By NATARIO McKENZIE
Tribune Business Reporter
The Water and Sewerage Corporation (WSC) has saved $6.5 million through the first two years of its non-revenue water (NRW) reduction project, its general manager telling Tribune Business that its daily water losses had been cut in half.
The savings come from the 10-year, $83 million contract that the Water and Sewerage Corporation (WSC) has signed with Miya to reduce leakage from its distribution system.
Glen Laville, the Corpporation’s general manager, said five years of that contract involves water loss reduction, with the remaining five focused on maintaining those levels.
“The target is to go from where we were, which was seven million gallons a day [being lost], eventually down to two million gallons a day,” said Mr Laville, who gave a presentation at the Rotary Club of East Nassau.
“As far as the non-revenue water project that we started in 2012, the first year was to do a number of studies and develop a strategy. Then they started the implementation phase in 2013.
“When we started we were losing about 6.9 million gallons a day. By the end of 2014, two years into the project, we have cut that basically in half. We are losing only about 3.5 million gallons per day.

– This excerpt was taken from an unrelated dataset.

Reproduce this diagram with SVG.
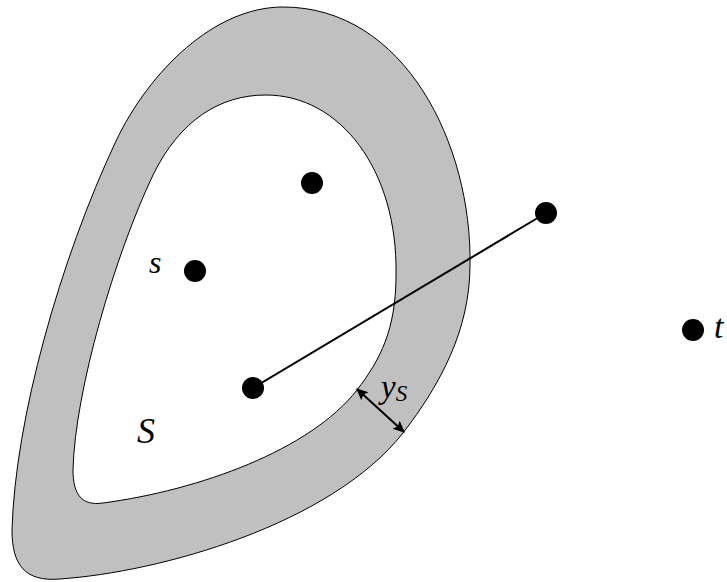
<svg xmlns="http://www.w3.org/2000/svg" width="727" height="582" viewBox="0 0 727 582">
<defs>
<style>
.dot{fill:#000}
.edge{stroke:#000;stroke-width:2;fill:none}
.region{stroke:#000;stroke-width:1}
.lbl{font-family:"Liberation Serif","Times New Roman",serif;font-style:italic;fill:#000}
</style>
<marker id="ah" viewBox="0 0 10 10" refX="9" refY="5" markerWidth="6" markerHeight="6" orient="auto-start-reverse" markerUnits="strokeWidth">
<path d="M0,0.5 L10,5 L0,9.5 L2,5 Z" fill="#000"/>
</marker>
</defs>
<rect width="727" height="582" fill="#fff"/>
<g id="outer-region">
<path class="region" fill="#c0c0c0" d="M283,7 C405,7 472,145 470,265 C470,330 440,385 403,433 C330,525 160,572 60,579 C25,582 12,565 12,530 C15,420 60,260 116,141 C150,70 215,7 283,7 Z"/>
</g>
<g id="inner-region">
<path class="region" fill="#fff" d="M266,95 C340,95 398,170 396,275 C396,330 380,360 357,390 C310,450 200,490 103,503 C82,506 73,495 73,470 C75,390 115,255 153,175 C180,120 220,95 266,95 Z"/>
</g>
<g id="connectors">
<line class="edge" x1="253" y1="388" x2="546" y2="213"/>
<line x1="357" y1="389" x2="404" y2="432" stroke="#000" stroke-width="2" marker-start="url(#ah)" marker-end="url(#ah)"/>
</g>
<g id="node-a"><circle class="dot" cx="312" cy="183" r="11"/></g>
<g id="node-b"><circle class="dot" cx="546" cy="213" r="11"/></g>
<g id="node-s"><circle class="dot" cx="195" cy="271" r="11"/><text class="lbl" x="149" y="273" style="font-size:32px">s</text></g>
<g id="node-c"><circle class="dot" cx="253" cy="388" r="11"/></g>
<g id="node-t"><circle class="dot" cx="693" cy="330" r="11"/><text class="lbl" x="714" y="338" style="font-size:34px">t</text></g>
<g id="label-S"><text class="lbl" x="137" y="443" style="font-size:36px">S</text></g>
<g id="label-yS"><text class="lbl" x="381" y="398" style="font-size:33px">y<tspan style="font-size:23px" dy="3">S</tspan></text></g>
</svg>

“So far we have saved about one billion gallons of water, and we expect that to continue to improve. Over whole project we will save 10 billion gallons. Monetarily, for every one million gallons we save, it’s about 2.5 million gallons a year in purchase costs so you can see where the trend is going. Basically, with the amount of water that we have saved so far, that would equate to about $6.5 million with the one billion gallons.”
Mr Laville said the Corporation’s operating cost recovery has continued to drop over time. “It went from highs of about 84 per cent,” he added.
“Right now, for every dollar that we spend we only recover about $0.65 cents in revenue. In terms of subsidies from the Government, over the past 10 years, we have averaged about $25 million per year, and that’s just in operating subsidy. That doesn’t speak to what the Government invests in infrastructure throughout the islands.”
Mr Laville outlined four main challenges facing the Corporation. “We have had increased cost of service because we have been moving towards desalination,” he explained.
“We have moved away from barging. Desalination is actually more efficient than barging right now. Our tariffs are lower than the cost of service. The last tariff increase was in 1999. We have decreasing capital expenditure.
“Most of the subsidies we get now are operating subsidies, so we can’t invest in our infrastructure at the rate that we want to and, of course, we have the very high level of water losses. What we are trying to achieve is financial and operational sustainability.”
Mr Laville continued: “We want to improve our staffing efficiency, and the way to do that is restructure the organisation, where we focus on our core functions, and all the non-core functions we try to outsource to the privates sector.”
Mr Laville said the Corporation was looking to increase its tariffs in the future, but focusing on improving its service quality first. “We also want to do a customer win back programme. Obviously, as we improve service we want people who used to be on our system but came off because of reliability to come back on,” he added.
Mr Laville said there was a need for major investment in water main replacement in New Providence, which the corporation has been doing over time.
“Every year now we’re focusing a lot more on changing those mains that affect water quality,” he said. In the past we had a dual focus; it was the main that had high levels of leakage, and those that may have had quality issues.
“Because of the progress we have made with water losses we now focus purely on area quality main replacement. There is a lot of work to be done. If I was to hazard an estimate, I would say probably another $50 million in investment is required in Nassau.”